With the Badgers trailing 30-26 early in the second half, Taylor scored nine points, all on 3-pointers, as Wisconsin used a 16-3 run to take a double-digit lead.

When the Wolverines had to foul down the stretch, Taylor calmly drained free throws, converting on 7 of 8 opportunities at the line.

Did Ryan say something to his point guard at halftime to try to energize him?

I know some guys that would jump on that and say, 'yeah, I told him, and I told him, and I told him,'" Ryan said. "No. We talked about certain things. Jordan knows. Jordan's one of the smartest guys around."

It is scary to think of where the Badgers would have been at halftime without the services of Leuer. The senior forward scored 11 of his 17 points in the opening period, and they were 11 of the team's first 12 points of the game. No other Badger hit a field goal until the recently demoted Mike Bruesewitz made a jumper with 7:35 left in the half.

The team looked sluggish as the game began and twice faced six-point deficits in the first 20 minutes. Without Leuer, the Badgers would have fallen much further behind. Instead, Michigan led by just two at the break.

Keaton Nankivil has emerged as a legitimate third option for the Badgers in recent games, and he continued his efficient shooting against the Wolverines, scoring 13 points and sinking 3-of-5 3s.

Nankivil is averaging 8.4 points per game this season, but that mark increases to 11.7 in Big Ten games. His teammates have taken notice.
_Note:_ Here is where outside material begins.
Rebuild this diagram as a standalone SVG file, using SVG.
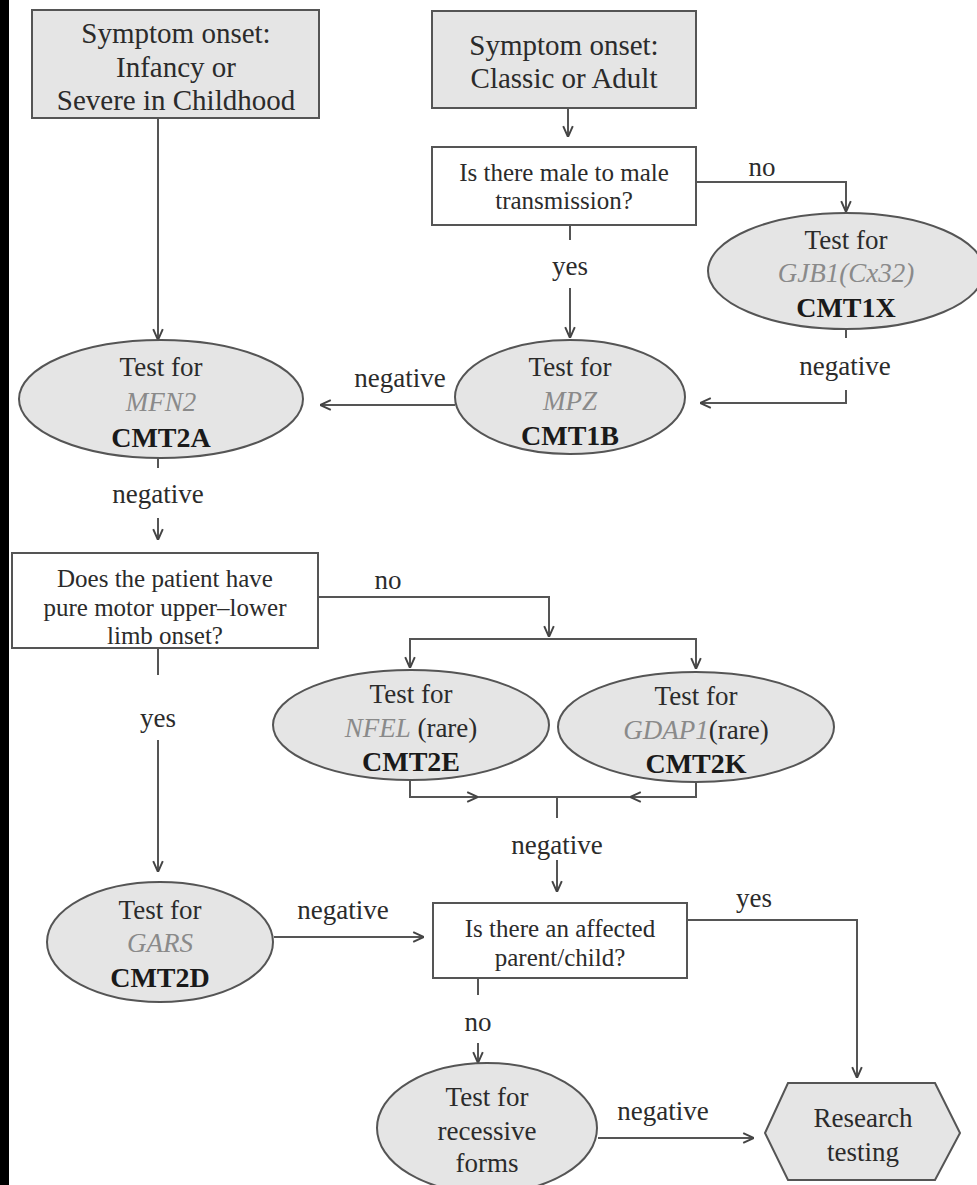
<svg xmlns="http://www.w3.org/2000/svg" width="977" height="1185" viewBox="0 0 977 1185">
<style>
text{font-family:"Times New Roman",Liberation Serif,Tinos,"Nimbus Roman","FreeSerif","DejaVu Serif",serif;font-size:27px;fill:#2b2b2b;text-anchor:middle;dominant-baseline:central}
.b{font-weight:bold;font-size:28px;fill:#1a1a1a}
.g{font-style:italic;fill:#8a8a8a}
.q{font-size:25px}
.s{font-size:29px}
.gray{fill:#e5e5e5;stroke:#555;stroke-width:2}
.white{fill:#fff;stroke:#555;stroke-width:2}
.c path{fill:none;stroke:#555;stroke-width:2}
</style>
<defs>
<marker id="a" viewBox="0 0 10 10" refX="10" refY="5" markerWidth="12" markerHeight="12" markerUnits="userSpaceOnUse" orient="auto">
<path d="M1,1 L10,5 L1,9" fill="none" stroke="#444" stroke-width="1.6"/>
</marker>
</defs>
<rect x="0" y="0" width="977" height="1185" fill="#fff"/>
<rect x="0" y="0" width="9" height="1185" fill="#000"/>

<g class="c" id="connectors">
<path d="M158,118 V340" marker-end="url(#a)"/>
<path d="M568,108 V137" marker-end="url(#a)"/>
<path d="M696,182 H846 V212" marker-end="url(#a)"/>
<path d="M570,225 V240"/>
<path d="M570,288 V338" marker-end="url(#a)"/>
<path d="M846,330 V338"/>
<path d="M846,390 V403 H700" marker-end="url(#a)"/>
<path d="M455,405 H320" marker-end="url(#a)"/>
<path d="M158,458 V468"/>
<path d="M158,518 V540" marker-end="url(#a)"/>
<path d="M318,597 H549 V637" marker-end="url(#a)"/>
<path d="M549,639 H410 V668" marker-end="url(#a)"/>
<path d="M549,639 H696 V669" marker-end="url(#a)"/>
<path d="M410,780 V797 H478" marker-end="url(#a)"/>
<path d="M696,782 V797 H630" marker-end="url(#a)"/>
<path d="M478,797 H630"/>
<path d="M557,797 V818"/>
<path d="M557,860 V892" marker-end="url(#a)"/>
<path d="M158,648 V675"/>
<path d="M158,740 V872" marker-end="url(#a)"/>
<path d="M274,937 H424" marker-end="url(#a)"/>
<path d="M687,920 H857 V1078" marker-end="url(#a)"/>
<path d="M478,978 V995"/>
<path d="M478,1043 V1063" marker-end="url(#a)"/>
<path d="M598,1138 H754" marker-end="url(#a)"/>
</g>

<g id="labels">
<text x="762" y="167">no</text>
<text x="570" y="266">yes</text>
<text x="845" y="366">negative</text>
<text x="400" y="378">negative</text>
<text x="158" y="494">negative</text>
<text x="388" y="580">no</text>
<text x="557" y="845">negative</text>
<text x="158" y="718">yes</text>
<text x="343" y="910">negative</text>
<text x="754" y="898">yes</text>
<text x="478" y="1022">no</text>
<text x="663" y="1111">negative</text>
</g>

<g id="onset-infancy">
<rect class="gray" x="32" y="10" width="287" height="108"/>
<text class="s" x="176" y="33">Symptom onset:</text>
<text class="s" x="176" y="67">Infancy or</text>
<text class="s" x="176" y="100">Severe in Childhood</text>
</g>

<g id="onset-classic">
<rect class="gray" x="432" y="11" width="264" height="97"/>
<text class="s" x="564" y="45">Symptom onset:</text>
<text class="s" x="564" y="78">Classic or Adult</text>
</g>

<g id="q-male">
<rect class="white" x="432" y="147" width="264" height="78"/>
<text class="q" x="564" y="172">Is there male to male</text>
<text class="q" x="564" y="200">transmission?</text>
</g>

<g id="cmt1x">
<ellipse class="gray" cx="846" cy="271" rx="138" ry="58"/>
<text x="846" y="240">Test for</text>
<text class="g" x="846" y="273">GJB1(Cx32)</text>
<text class="b" x="846" y="307">CMT1X</text>
</g>

<g id="cmt1b">
<ellipse class="gray" cx="570" cy="397" rx="115" ry="57"/>
<text x="570" y="367">Test for</text>
<text class="g" x="570" y="401">MPZ</text>
<text class="b" x="570" y="435">CMT1B</text>
</g>

<g id="cmt2a">
<ellipse class="gray" cx="161" cy="399" rx="142" ry="59"/>
<text x="161" y="367">Test for</text>
<text class="g" x="161" y="402">MFN2</text>
<text class="b" x="161" y="437">CMT2A</text>
</g>

<g id="q-motor">
<rect class="white" x="12" y="553" width="306" height="95"/>
<text class="q" x="165" y="578">Does the patient have</text>
<text class="q" x="165" y="607">pure motor upper–lower</text>
<text class="q" x="165" y="635">limb onset?</text>
</g>

<g id="cmt2e">
<ellipse class="gray" cx="411" cy="725" rx="138" ry="55"/>
<text x="411" y="694">Test for</text>
<text x="411" y="728"><tspan class="g">NFEL</tspan> (rare)</text>
<text class="b" x="411" y="761">CMT2E</text>
</g>

<g id="cmt2k">
<ellipse class="gray" cx="696" cy="727" rx="138" ry="55"/>
<text x="696" y="696">Test for</text>
<text x="696" y="730"><tspan class="g">GDAP1</tspan>(rare)</text>
<text class="b" x="696" y="763">CMT2K</text>
</g>

<g id="cmt2d">
<ellipse class="gray" cx="160" cy="942" rx="113" ry="60"/>
<text x="160" y="910">Test for</text>
<text class="g" x="160" y="943">GARS</text>
<text class="b" x="160" y="977">CMT2D</text>
</g>

<g id="q-parent">
<rect class="white" x="433" y="903" width="254" height="75"/>
<text class="q" x="560" y="928">Is there an affected</text>
<text class="q" x="560" y="957">parent/child?</text>
</g>

<g id="recessive">
<ellipse class="gray" cx="487" cy="1128" rx="110" ry="65"/>
<text x="487" y="1097">Test for</text>
<text x="487" y="1131">recessive</text>
<text x="487" y="1163">forms</text>
</g>

<g id="research">
<polygon class="gray" points="765,1133 788,1083 935,1083 960,1133 935,1180 788,1180"/>
<text x="863" y="1118">Research</text>
<text x="863" y="1152">testing</text>
</g>
</svg>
"It helps us out a lot," Leuer said. "Anytime we can get that type of production that Keaton's been giving us the last few weeks, it's huge. It frees a lot of stuff up for us and we're able to get into a rhythm offensively."

Nankivil will need to continue to knock down open looks, display aggressiveness offensively and score in double figures to complement Taylor and Leuer.

The play of the "Big Three" is even more important as Ryan continues to tinker with the fourth and fifth spots in his starting lineup. Freshman Josh Gasser and sophomore Mike Bruesewitz sat in favor of junior Rob Wilson and senior Tim Jarmusz. Ryan didn't say whether the change would be permanent, but it's clear he is looking for more offense from those positions.

The early returns on the switch were discouraging. Jarmusz made two free throws in 35 minutes, while Wilson picked up two quick fouls and got the hook early, finishing with no points in just 11 minutes.

With the back end of the Badgers' rotation in flux, the steady play of Taylor, Leuer and Nankivil is necessary to keep this team afloat. Upcoming games at Michigan State and against pesky Illinois should give us a better idea of how far this team can go in a tough conference.